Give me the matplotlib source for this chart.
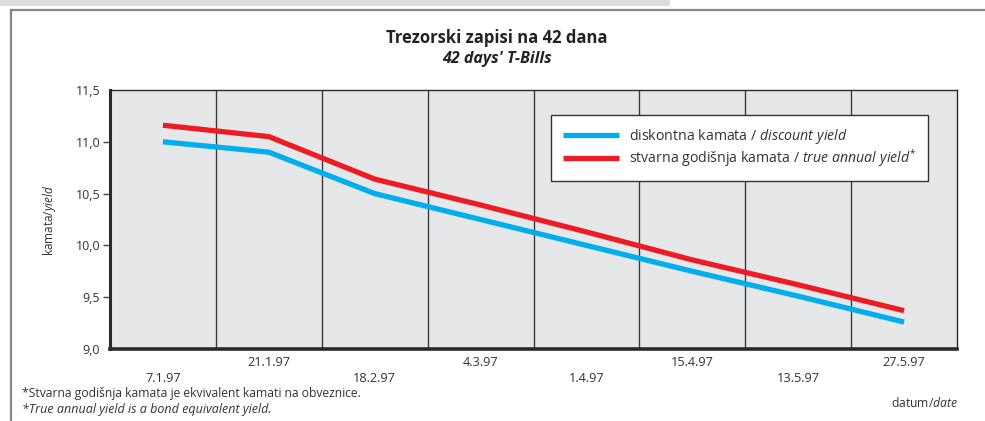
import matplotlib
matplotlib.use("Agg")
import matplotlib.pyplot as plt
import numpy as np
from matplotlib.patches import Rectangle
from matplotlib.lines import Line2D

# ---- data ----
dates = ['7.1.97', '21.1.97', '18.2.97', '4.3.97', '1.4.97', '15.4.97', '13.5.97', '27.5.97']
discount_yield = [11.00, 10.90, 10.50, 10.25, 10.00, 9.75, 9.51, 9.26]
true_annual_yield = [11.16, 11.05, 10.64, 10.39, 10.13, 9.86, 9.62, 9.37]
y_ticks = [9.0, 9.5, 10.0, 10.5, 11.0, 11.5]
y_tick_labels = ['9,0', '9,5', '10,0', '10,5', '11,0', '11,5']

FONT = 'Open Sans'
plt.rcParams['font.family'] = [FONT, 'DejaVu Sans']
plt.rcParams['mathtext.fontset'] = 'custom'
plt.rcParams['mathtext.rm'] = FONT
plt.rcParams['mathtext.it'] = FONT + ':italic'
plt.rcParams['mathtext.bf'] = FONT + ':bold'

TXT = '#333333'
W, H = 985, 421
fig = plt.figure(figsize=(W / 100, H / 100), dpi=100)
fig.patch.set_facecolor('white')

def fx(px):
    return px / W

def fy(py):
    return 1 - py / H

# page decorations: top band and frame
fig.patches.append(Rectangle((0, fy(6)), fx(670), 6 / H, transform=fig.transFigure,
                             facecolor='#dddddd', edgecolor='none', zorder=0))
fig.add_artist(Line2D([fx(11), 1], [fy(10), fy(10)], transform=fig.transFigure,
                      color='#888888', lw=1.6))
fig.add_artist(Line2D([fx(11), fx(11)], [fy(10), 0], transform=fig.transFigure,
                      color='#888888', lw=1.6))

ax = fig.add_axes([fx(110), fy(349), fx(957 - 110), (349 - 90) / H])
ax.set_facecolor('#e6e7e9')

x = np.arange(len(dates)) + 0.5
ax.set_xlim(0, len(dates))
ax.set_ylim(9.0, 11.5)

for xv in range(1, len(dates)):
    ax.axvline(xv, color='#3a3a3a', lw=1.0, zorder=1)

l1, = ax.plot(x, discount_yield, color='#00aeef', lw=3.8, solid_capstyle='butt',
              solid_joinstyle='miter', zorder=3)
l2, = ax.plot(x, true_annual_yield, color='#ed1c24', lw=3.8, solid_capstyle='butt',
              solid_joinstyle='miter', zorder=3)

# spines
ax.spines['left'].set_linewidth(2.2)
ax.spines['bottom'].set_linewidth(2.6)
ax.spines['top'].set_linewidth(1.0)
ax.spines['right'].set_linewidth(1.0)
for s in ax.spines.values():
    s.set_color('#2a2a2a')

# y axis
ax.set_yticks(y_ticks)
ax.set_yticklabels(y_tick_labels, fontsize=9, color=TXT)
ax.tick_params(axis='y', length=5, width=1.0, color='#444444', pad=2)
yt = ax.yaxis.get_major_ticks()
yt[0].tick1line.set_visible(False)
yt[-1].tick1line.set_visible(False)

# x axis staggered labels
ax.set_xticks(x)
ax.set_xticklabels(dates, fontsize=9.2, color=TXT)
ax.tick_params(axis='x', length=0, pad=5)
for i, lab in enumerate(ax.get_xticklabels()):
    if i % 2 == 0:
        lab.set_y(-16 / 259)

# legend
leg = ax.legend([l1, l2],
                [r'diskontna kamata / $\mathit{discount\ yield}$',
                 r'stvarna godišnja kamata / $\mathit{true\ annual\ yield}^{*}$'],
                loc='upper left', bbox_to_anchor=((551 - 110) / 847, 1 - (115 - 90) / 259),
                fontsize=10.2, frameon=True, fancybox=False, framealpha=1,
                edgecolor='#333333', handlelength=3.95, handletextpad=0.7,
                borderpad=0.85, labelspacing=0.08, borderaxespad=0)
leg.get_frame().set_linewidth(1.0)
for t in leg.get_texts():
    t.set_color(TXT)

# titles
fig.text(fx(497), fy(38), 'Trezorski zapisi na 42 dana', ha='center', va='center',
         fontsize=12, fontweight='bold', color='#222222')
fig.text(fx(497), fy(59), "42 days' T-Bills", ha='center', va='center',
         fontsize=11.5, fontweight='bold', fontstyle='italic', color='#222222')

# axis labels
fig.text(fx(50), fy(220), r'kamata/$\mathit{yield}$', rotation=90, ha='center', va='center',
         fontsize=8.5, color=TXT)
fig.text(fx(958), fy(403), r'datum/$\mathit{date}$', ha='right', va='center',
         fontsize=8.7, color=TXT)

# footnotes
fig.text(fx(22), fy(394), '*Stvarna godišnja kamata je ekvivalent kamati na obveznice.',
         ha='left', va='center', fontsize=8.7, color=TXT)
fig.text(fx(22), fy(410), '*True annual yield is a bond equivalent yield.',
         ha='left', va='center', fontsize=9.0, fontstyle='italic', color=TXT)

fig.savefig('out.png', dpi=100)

**WHAT YOU ARE ASKED TO DO**: Leave out the pictures and transcribe everything else exactly.

**SOLUTION**:
Give me the matplotlib source for this chart.
import matplotlib
matplotlib.use("Agg")
import matplotlib.pyplot as plt
import numpy as np
from matplotlib.patches import Rectangle
from matplotlib.lines import Line2D

# ---- data ----
dates = ['7.1.97', '21.1.97', '18.2.97', '4.3.97', '1.4.97', '15.4.97', '13.5.97', '27.5.97']
discount_yield = [11.00, 10.90, 10.50, 10.25, 10.00, 9.75, 9.51, 9.26]
true_annual_yield = [11.16, 11.05, 10.64, 10.39, 10.13, 9.86, 9.62, 9.37]
y_ticks = [9.0, 9.5, 10.0, 10.5, 11.0, 11.5]
y_tick_labels = ['9,0', '9,5', '10,0', '10,5', '11,0', '11,5']

FONT = 'Open Sans'
plt.rcParams['font.family'] = [FONT, 'DejaVu Sans']
plt.rcParams['mathtext.fontset'] = 'custom'
plt.rcParams['mathtext.rm'] = FONT
plt.rcParams['mathtext.it'] = FONT + ':italic'
plt.rcParams['mathtext.bf'] = FONT + ':bold'

TXT = '#333333'
W, H = 985, 421
fig = plt.figure(figsize=(W / 100, H / 100), dpi=100)
fig.patch.set_facecolor('white')

def fx(px):
    return px / W

def fy(py):
    return 1 - py / H

# page decorations: top band and frame
fig.patches.append(Rectangle((0, fy(6)), fx(670), 6 / H, transform=fig.transFigure,
                             facecolor='#dddddd', edgecolor='none', zorder=0))
fig.add_artist(Line2D([fx(11), 1], [fy(10), fy(10)], transform=fig.transFigure,
                      color='#888888', lw=1.6))
fig.add_artist(Line2D([fx(11), fx(11)], [fy(10), 0], transform=fig.transFigure,
                      color='#888888', lw=1.6))

ax = fig.add_axes([fx(110), fy(349), fx(957 - 110), (349 - 90) / H])
ax.set_facecolor('#e6e7e9')

x = np.arange(len(dates)) + 0.5
ax.set_xlim(0, len(dates))
ax.set_ylim(9.0, 11.5)

for xv in range(1, len(dates)):
    ax.axvline(xv, color='#3a3a3a', lw=1.0, zorder=1)

l1, = ax.plot(x, discount_yield, color='#00aeef', lw=3.8, solid_capstyle='butt',
              solid_joinstyle='miter', zorder=3)
l2, = ax.plot(x, true_annual_yield, color='#ed1c24', lw=3.8, solid_capstyle='butt',
              solid_joinstyle='miter', zorder=3)

# spines
ax.spines['left'].set_linewidth(2.2)
ax.spines['bottom'].set_linewidth(2.6)
ax.spines['top'].set_linewidth(1.0)
ax.spines['right'].set_linewidth(1.0)
for s in ax.spines.values():
    s.set_color('#2a2a2a')

# y axis
ax.set_yticks(y_ticks)
ax.set_yticklabels(y_tick_labels, fontsize=9, color=TXT)
ax.tick_params(axis='y', length=5, width=1.0, color='#444444', pad=2)
yt = ax.yaxis.get_major_ticks()
yt[0].tick1line.set_visible(False)
yt[-1].tick1line.set_visible(False)

# x axis staggered labels
ax.set_xticks(x)
ax.set_xticklabels(dates, fontsize=9.2, color=TXT)
ax.tick_params(axis='x', length=0, pad=5)
for i, lab in enumerate(ax.get_xticklabels()):
    if i % 2 == 0:
        lab.set_y(-16 / 259)

# legend
leg = ax.legend([l1, l2],
                [r'diskontna kamata / $\mathit{discount\ yield}$',
                 r'stvarna godišnja kamata / $\mathit{true\ annual\ yield}^{*}$'],
                loc='upper left', bbox_to_anchor=((551 - 110) / 847, 1 - (115 - 90) / 259),
                fontsize=10.2, frameon=True, fancybox=False, framealpha=1,
                edgecolor='#333333', handlelength=3.95, handletextpad=0.7,
                borderpad=0.85, labelspacing=0.08, borderaxespad=0)
leg.get_frame().set_linewidth(1.0)
for t in leg.get_texts():
    t.set_color(TXT)

# titles
fig.text(fx(497), fy(38), 'Trezorski zapisi na 42 dana', ha='center', va='center',
         fontsize=12, fontweight='bold', color='#222222')
fig.text(fx(497), fy(59), "42 days' T-Bills", ha='center', va='center',
         fontsize=11.5, fontweight='bold', fontstyle='italic', color='#222222')

# axis labels
fig.text(fx(50), fy(220), r'kamata/$\mathit{yield}$', rotation=90, ha='center', va='center',
         fontsize=8.5, color=TXT)
fig.text(fx(958), fy(403), r'datum/$\mathit{date}$', ha='right', va='center',
         fontsize=8.7, color=TXT)

# footnotes
fig.text(fx(22), fy(394), '*Stvarna godišnja kamata je ekvivalent kamati na obveznice.',
         ha='left', va='center', fontsize=8.7, color=TXT)
fig.text(fx(22), fy(410), '*True annual yield is a bond equivalent yield.',
         ha='left', va='center', fontsize=9.0, fontstyle='italic', color=TXT)

fig.savefig('out.png', dpi=100)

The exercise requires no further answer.